The city of Grants Pass appealed the 9th Circuit's decision in August, arguing that its rulings in cases involving the constitutionality of public-camping rules had "erected a judicial roadblock preventing a comprehensive response to the growth of public encampments in the West."

"The consequences of inaction are dire for those living both in and near encampments: crime, fires, the reemergence of medieval diseases, environmental harm, and record levels of drug overdoses and deaths on public streets," lawyers for the city wrote in their request for the Supreme Court to review the 9th Circuit's ruling.

But lawyers representing the homeless residents argued that Grants Pass' ordinances render it unlawful to sleep on public property "with so much as a blanket to survive the cold," and accused the city of trying to force homeless residents into neighboring towns. 

"Like a law criminalizing breathing outside by homeless persons, the City's ordinances punish respondents for simply existing within City limits," they wrote in a filing urging the Supreme Court not to take up the city's appeal.

Ed Johnson, who is representing the homeless residents and serves as director of litigation at the Oregon Law Center, said the 9th Circuit's ruling is consistent with Supreme Court precedent.

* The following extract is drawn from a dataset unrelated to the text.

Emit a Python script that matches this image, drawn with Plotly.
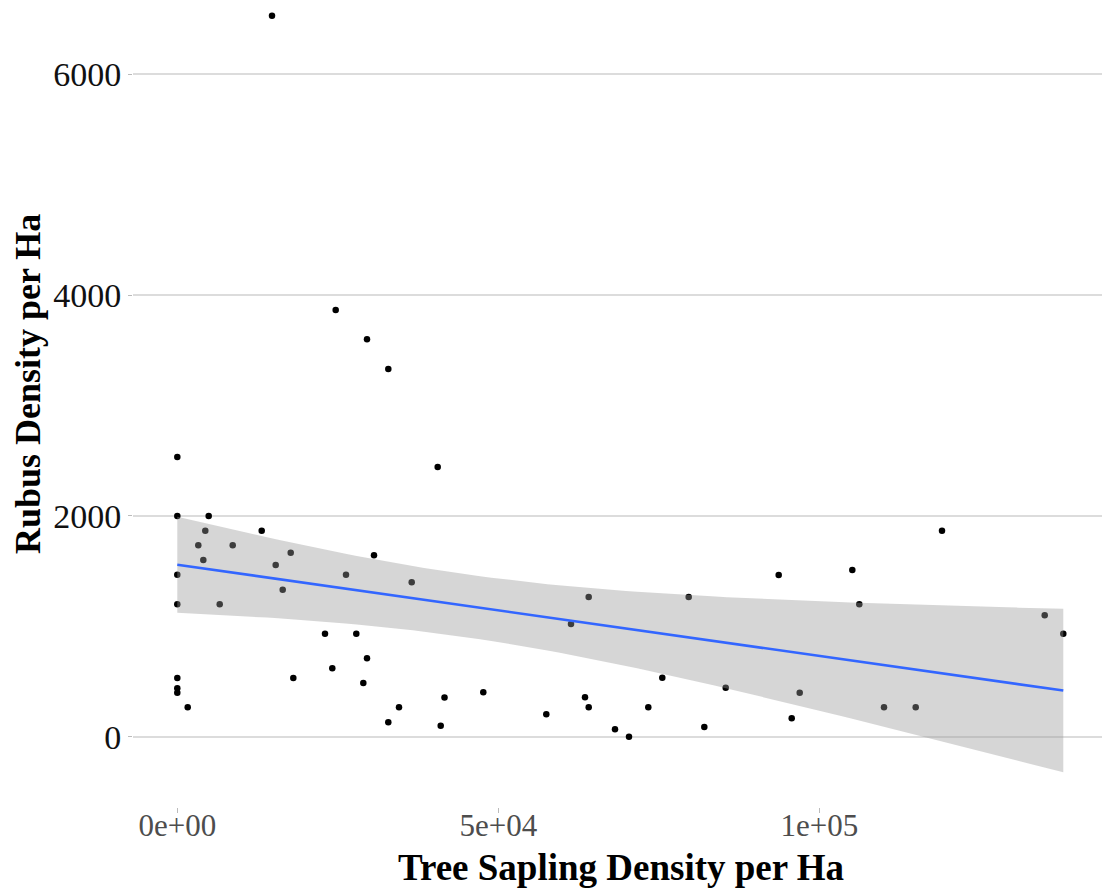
import numpy as np
import plotly.graph_objects as go

# Data
sapling_density = [
    14751, 24673, 29548, 32866, 40561, 0, 0, 4891, 4361, 13146,
    3271, 8629, 17664, 4050, 15327, 30639, 0, 26277, 36511, 16417,
    0, 6604, 23006, 27882, 29548, 24143, 0, 18069, 28972, 0,
    0, 41620, 1620, 34533, 32866, 41028, 64081, 79657, 61324, 75545,
    85421, 47664, 63505, 64081, 73364, 57477, 68178, 70358, 82087, 119112,
    93676, 105140, 106231, 135109, 138006, 96947, 95701, 110078, 115016,
]
rubus_density = [
    6531, 3865, 3600, 3331, 2443, 2534, 2000, 2000, 1866, 1866,
    1734, 1734, 1667, 1601, 1555, 1643, 1467, 1467, 1399, 1332,
    1199, 1199, 933, 933, 710, 620, 532, 532, 486, 438,
    399, 355, 266, 266, 130, 100, 1265, 1265, 1021, 534,
    444, 402, 357, 266, 266, 203, 67, 0, 88, 1866,
    1465, 1510, 1199, 1100, 933, 399, 167, 266, 266,
]
x_tick_vals = [0, 50000, 100000]
x_tick_text = ["0e+00", "5e+04", "1e+05"]
y_tick_vals = [0, 2000, 4000, 6000]
y_tick_text = ["0", "2000", "4000", "6000"]

# Linear model fit with 95% confidence band (like geom_smooth(method="lm"))
x = np.array(sapling_density, dtype=float)
y = np.array(rubus_density, dtype=float)
n = len(x)
slope, intercept = np.polyfit(x, y, 1)
resid = y - (intercept + slope * x)
s = np.sqrt(np.sum(resid ** 2) / (n - 2))
xbar = x.mean()
sxx = np.sum((x - xbar) ** 2)
T_CRIT = 2.0025  # t(0.975, df = n - 2)
xs = np.linspace(x.min(), x.max(), 80)
fit = intercept + slope * xs
se = s * np.sqrt(1.0 / n + (xs - xbar) ** 2 / sxx)
upper = fit + T_CRIT * se
lower = fit - T_CRIT * se

SERIF = "Liberation Serif, Times New Roman, serif"

fig = go.Figure()
fig.add_trace(go.Scatter(
    x=x, y=y, mode="markers",
    marker=dict(color="black", size=6.5, line=dict(width=0)),
    showlegend=False, hoverinfo="x+y",
))
fig.add_trace(go.Scatter(
    x=np.concatenate([xs, xs[::-1]]),
    y=np.concatenate([upper, lower[::-1]]),
    fill="toself", fillcolor="rgba(153,153,153,0.4)",
    line=dict(width=0), mode="lines", showlegend=False, hoverinfo="skip",
))
fig.add_trace(go.Scatter(
    x=xs, y=fit, mode="lines",
    line=dict(color="#3366FF", width=2.6),
    showlegend=False, hoverinfo="skip",
))

fig.update_layout(
    width=1102, height=888,
    margin=dict(l=133, r=0, t=0, b=81),
    paper_bgcolor="white", plot_bgcolor="white",
    font=dict(family=SERIF),
    xaxis=dict(
        range=[-6900, 144034],
        tickvals=x_tick_vals, ticktext=x_tick_text,
        showgrid=False, zeroline=False, showline=False,
        ticks="outside", ticklen=5, tickwidth=1, tickcolor="#bbbbbb",
        ticklabelstandoff=-14,
        tickfont=dict(size=31, color="#4d4d4d", family=SERIF),
    ),
    yaxis=dict(
        range=[-637, 6673],
        tickvals=y_tick_vals, ticktext=y_tick_text,
        showgrid=True, gridcolor="#dcdcdc", gridwidth=1.5,
        zeroline=False, showline=False,
        ticks="outside", ticklen=4, tickwidth=1, tickcolor="#bbbbbb",
        tickfont=dict(size=34, color="#111111", family=SERIF),
    ),
    annotations=[
        dict(text="<b>Tree Sapling Density per Ha</b>",
             x=0.5036, y=-0.0755, xref="paper", yref="paper",
             xanchor="center", yanchor="middle", showarrow=False,
             font=dict(size=37, color="black", family=SERIF)),
        dict(text="<b>Rubus Density per Ha</b>",
             x=-0.1084, y=0.524, xref="paper", yref="paper",
             xanchor="center", yanchor="middle", showarrow=False,
             textangle=-90,
             font=dict(size=36, color="black", family=SERIF)),
    ],
)

fig.write_html("out.html", config={"displayModeBar": False},
               post_script="document.body.style.margin='0';")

"This case is not about a city's ability to regulate or prohibit encampments. That has always been permissible, is explicitly allowed under the Ninth Circuit's ruling, and is not at issue here," he said in a statement. "Nevertheless, some politicians and others are cynically and falsely blaming the judiciary for the homelessness crisis to distract the public and deflect blame for years of failed policies."

Johnson added that the Constitution "does not allow cities to punish people for having an involuntary status, including the status of being involuntarily homeless."

The 9th Circuit's ruling applies to the states within its jurisdiction, including California and Arizona. Top officials from those states, including California Gov. Gavin Newsom, and major cities including Phoenix, San Francisco and Los Angeles, urged the Supreme Court to step in.

"San Francisco uses enforcement of its laws prohibiting camping and sleeping at designated times and in certain (but by no means all) public spaces as a tool to encourage individuals experiencing homelessness to accept services and to help ensure safe and accessible sidewalks and public spaces," lawyers representing the City and County of San Francisco told the court in a filing. "By restricting San Francisco from enforcing its laws that preserve public spaces for the use of all City residents, the district court has made it more difficult to provide services to persons experiencing homelessness."